=== Do this ===
Repeat the listing in full, word for word.

=== Given material ===
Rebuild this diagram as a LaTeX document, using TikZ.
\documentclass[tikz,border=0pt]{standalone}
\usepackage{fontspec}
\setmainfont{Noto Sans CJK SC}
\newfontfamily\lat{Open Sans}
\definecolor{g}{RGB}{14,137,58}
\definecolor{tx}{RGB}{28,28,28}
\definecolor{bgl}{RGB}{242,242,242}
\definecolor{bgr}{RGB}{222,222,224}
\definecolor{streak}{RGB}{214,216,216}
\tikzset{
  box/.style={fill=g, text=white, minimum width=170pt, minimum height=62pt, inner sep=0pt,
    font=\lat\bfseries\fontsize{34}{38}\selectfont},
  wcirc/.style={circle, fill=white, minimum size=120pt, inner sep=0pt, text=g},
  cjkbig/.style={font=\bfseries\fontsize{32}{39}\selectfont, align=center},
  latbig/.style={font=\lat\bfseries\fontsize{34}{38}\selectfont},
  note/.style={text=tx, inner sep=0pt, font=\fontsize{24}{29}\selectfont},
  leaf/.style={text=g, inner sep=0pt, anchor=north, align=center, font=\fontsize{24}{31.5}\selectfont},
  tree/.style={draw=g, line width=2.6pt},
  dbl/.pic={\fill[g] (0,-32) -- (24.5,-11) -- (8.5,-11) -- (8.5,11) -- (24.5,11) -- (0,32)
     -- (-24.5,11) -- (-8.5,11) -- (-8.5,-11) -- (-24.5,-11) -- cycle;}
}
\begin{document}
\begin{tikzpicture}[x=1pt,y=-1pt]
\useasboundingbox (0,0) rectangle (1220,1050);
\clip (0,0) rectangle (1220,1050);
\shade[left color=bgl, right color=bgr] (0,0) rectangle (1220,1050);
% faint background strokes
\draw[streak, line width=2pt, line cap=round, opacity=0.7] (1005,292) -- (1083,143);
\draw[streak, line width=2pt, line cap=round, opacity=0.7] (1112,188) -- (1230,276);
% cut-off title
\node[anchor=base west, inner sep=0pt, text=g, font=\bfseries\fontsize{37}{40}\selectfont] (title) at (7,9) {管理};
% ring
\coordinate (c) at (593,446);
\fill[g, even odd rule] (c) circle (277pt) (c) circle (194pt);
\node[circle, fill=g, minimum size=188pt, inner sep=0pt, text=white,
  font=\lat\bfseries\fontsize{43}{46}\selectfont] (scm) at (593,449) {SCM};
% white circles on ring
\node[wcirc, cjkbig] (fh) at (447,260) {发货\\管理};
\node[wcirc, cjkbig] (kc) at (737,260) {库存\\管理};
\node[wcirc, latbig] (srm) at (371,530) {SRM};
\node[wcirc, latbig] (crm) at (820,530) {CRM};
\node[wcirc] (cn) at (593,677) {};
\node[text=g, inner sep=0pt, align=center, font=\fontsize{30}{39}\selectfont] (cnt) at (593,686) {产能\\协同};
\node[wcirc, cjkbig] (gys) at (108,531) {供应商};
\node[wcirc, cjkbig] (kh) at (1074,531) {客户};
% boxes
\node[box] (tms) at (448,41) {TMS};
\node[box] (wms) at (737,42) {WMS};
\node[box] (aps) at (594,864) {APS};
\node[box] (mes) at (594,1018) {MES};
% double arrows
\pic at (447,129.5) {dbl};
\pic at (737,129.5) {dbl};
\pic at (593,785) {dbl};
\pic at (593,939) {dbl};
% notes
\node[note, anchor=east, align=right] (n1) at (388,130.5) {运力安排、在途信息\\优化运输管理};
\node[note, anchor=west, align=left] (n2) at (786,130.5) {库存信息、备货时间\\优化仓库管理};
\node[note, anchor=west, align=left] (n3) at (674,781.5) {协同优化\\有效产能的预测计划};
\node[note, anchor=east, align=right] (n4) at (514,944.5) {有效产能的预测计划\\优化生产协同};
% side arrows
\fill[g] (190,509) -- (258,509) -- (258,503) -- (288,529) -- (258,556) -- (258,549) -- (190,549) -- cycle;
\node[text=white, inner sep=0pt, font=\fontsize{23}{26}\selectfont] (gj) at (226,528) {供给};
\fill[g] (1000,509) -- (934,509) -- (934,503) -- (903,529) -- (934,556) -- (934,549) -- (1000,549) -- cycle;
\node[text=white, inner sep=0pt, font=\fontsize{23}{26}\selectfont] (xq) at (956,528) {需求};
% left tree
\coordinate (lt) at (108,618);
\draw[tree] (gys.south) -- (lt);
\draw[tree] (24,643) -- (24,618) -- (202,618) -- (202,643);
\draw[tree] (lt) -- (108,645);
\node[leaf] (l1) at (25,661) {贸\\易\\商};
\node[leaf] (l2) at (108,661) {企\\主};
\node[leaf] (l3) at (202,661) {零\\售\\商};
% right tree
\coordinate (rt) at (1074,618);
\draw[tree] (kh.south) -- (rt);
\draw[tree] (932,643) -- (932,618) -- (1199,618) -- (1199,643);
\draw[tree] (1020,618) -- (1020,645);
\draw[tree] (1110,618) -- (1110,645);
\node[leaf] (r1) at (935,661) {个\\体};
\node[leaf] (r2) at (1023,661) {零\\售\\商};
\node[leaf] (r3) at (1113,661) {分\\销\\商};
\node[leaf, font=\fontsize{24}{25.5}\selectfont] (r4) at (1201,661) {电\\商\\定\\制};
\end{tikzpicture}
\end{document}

=== Full solution ===
Rebuild this diagram as a LaTeX document, using TikZ.
\documentclass[tikz,border=0pt]{standalone}
\usepackage{fontspec}
\setmainfont{Noto Sans CJK SC}
\newfontfamily\lat{Open Sans}
\definecolor{g}{RGB}{14,137,58}
\definecolor{tx}{RGB}{28,28,28}
\definecolor{bgl}{RGB}{242,242,242}
\definecolor{bgr}{RGB}{222,222,224}
\definecolor{streak}{RGB}{214,216,216}
\tikzset{
  box/.style={fill=g, text=white, minimum width=170pt, minimum height=62pt, inner sep=0pt,
    font=\lat\bfseries\fontsize{34}{38}\selectfont},
  wcirc/.style={circle, fill=white, minimum size=120pt, inner sep=0pt, text=g},
  cjkbig/.style={font=\bfseries\fontsize{32}{39}\selectfont, align=center},
  latbig/.style={font=\lat\bfseries\fontsize{34}{38}\selectfont},
  note/.style={text=tx, inner sep=0pt, font=\fontsize{24}{29}\selectfont},
  leaf/.style={text=g, inner sep=0pt, anchor=north, align=center, font=\fontsize{24}{31.5}\selectfont},
  tree/.style={draw=g, line width=2.6pt},
  dbl/.pic={\fill[g] (0,-32) -- (24.5,-11) -- (8.5,-11) -- (8.5,11) -- (24.5,11) -- (0,32)
     -- (-24.5,11) -- (-8.5,11) -- (-8.5,-11) -- (-24.5,-11) -- cycle;}
}
\begin{document}
\begin{tikzpicture}[x=1pt,y=-1pt]
\useasboundingbox (0,0) rectangle (1220,1050);
\clip (0,0) rectangle (1220,1050);
\shade[left color=bgl, right color=bgr] (0,0) rectangle (1220,1050);
% faint background strokes
\draw[streak, line width=2pt, line cap=round, opacity=0.7] (1005,292) -- (1083,143);
\draw[streak, line width=2pt, line cap=round, opacity=0.7] (1112,188) -- (1230,276);
% cut-off title
\node[anchor=base west, inner sep=0pt, text=g, font=\bfseries\fontsize{37}{40}\selectfont] (title) at (7,9) {管理};
% ring
\coordinate (c) at (593,446);
\fill[g, even odd rule] (c) circle (277pt) (c) circle (194pt);
\node[circle, fill=g, minimum size=188pt, inner sep=0pt, text=white,
  font=\lat\bfseries\fontsize{43}{46}\selectfont] (scm) at (593,449) {SCM};
% white circles on ring
\node[wcirc, cjkbig] (fh) at (447,260) {发货\\管理};
\node[wcirc, cjkbig] (kc) at (737,260) {库存\\管理};
\node[wcirc, latbig] (srm) at (371,530) {SRM};
\node[wcirc, latbig] (crm) at (820,530) {CRM};
\node[wcirc] (cn) at (593,677) {};
\node[text=g, inner sep=0pt, align=center, font=\fontsize{30}{39}\selectfont] (cnt) at (593,686) {产能\\协同};
\node[wcirc, cjkbig] (gys) at (108,531) {供应商};
\node[wcirc, cjkbig] (kh) at (1074,531) {客户};
% boxes
\node[box] (tms) at (448,41) {TMS};
\node[box] (wms) at (737,42) {WMS};
\node[box] (aps) at (594,864) {APS};
\node[box] (mes) at (594,1018) {MES};
% double arrows
\pic at (447,129.5) {dbl};
\pic at (737,129.5) {dbl};
\pic at (593,785) {dbl};
\pic at (593,939) {dbl};
% notes
\node[note, anchor=east, align=right] (n1) at (388,130.5) {运力安排、在途信息\\优化运输管理};
\node[note, anchor=west, align=left] (n2) at (786,130.5) {库存信息、备货时间\\优化仓库管理};
\node[note, anchor=west, align=left] (n3) at (674,781.5) {协同优化\\有效产能的预测计划};
\node[note, anchor=east, align=right] (n4) at (514,944.5) {有效产能的预测计划\\优化生产协同};
% side arrows
\fill[g] (190,509) -- (258,509) -- (258,503) -- (288,529) -- (258,556) -- (258,549) -- (190,549) -- cycle;
\node[text=white, inner sep=0pt, font=\fontsize{23}{26}\selectfont] (gj) at (226,528) {供给};
\fill[g] (1000,509) -- (934,509) -- (934,503) -- (903,529) -- (934,556) -- (934,549) -- (1000,549) -- cycle;
\node[text=white, inner sep=0pt, font=\fontsize{23}{26}\selectfont] (xq) at (956,528) {需求};
% left tree
\coordinate (lt) at (108,618);
\draw[tree] (gys.south) -- (lt);
\draw[tree] (24,643) -- (24,618) -- (202,618) -- (202,643);
\draw[tree] (lt) -- (108,645);
\node[leaf] (l1) at (25,661) {贸\\易\\商};
\node[leaf] (l2) at (108,661) {企\\主};
\node[leaf] (l3) at (202,661) {零\\售\\商};
% right tree
\coordinate (rt) at (1074,618);
\draw[tree] (kh.south) -- (rt);
\draw[tree] (932,643) -- (932,618) -- (1199,618) -- (1199,643);
\draw[tree] (1020,618) -- (1020,645);
\draw[tree] (1110,618) -- (1110,645);
\node[leaf] (r1) at (935,661) {个\\体};
\node[leaf] (r2) at (1023,661) {零\\售\\商};
\node[leaf] (r3) at (1113,661) {分\\销\\商};
\node[leaf, font=\fontsize{24}{25.5}\selectfont] (r4) at (1201,661) {电\\商\\定\\制};
\end{tikzpicture}
\end{document}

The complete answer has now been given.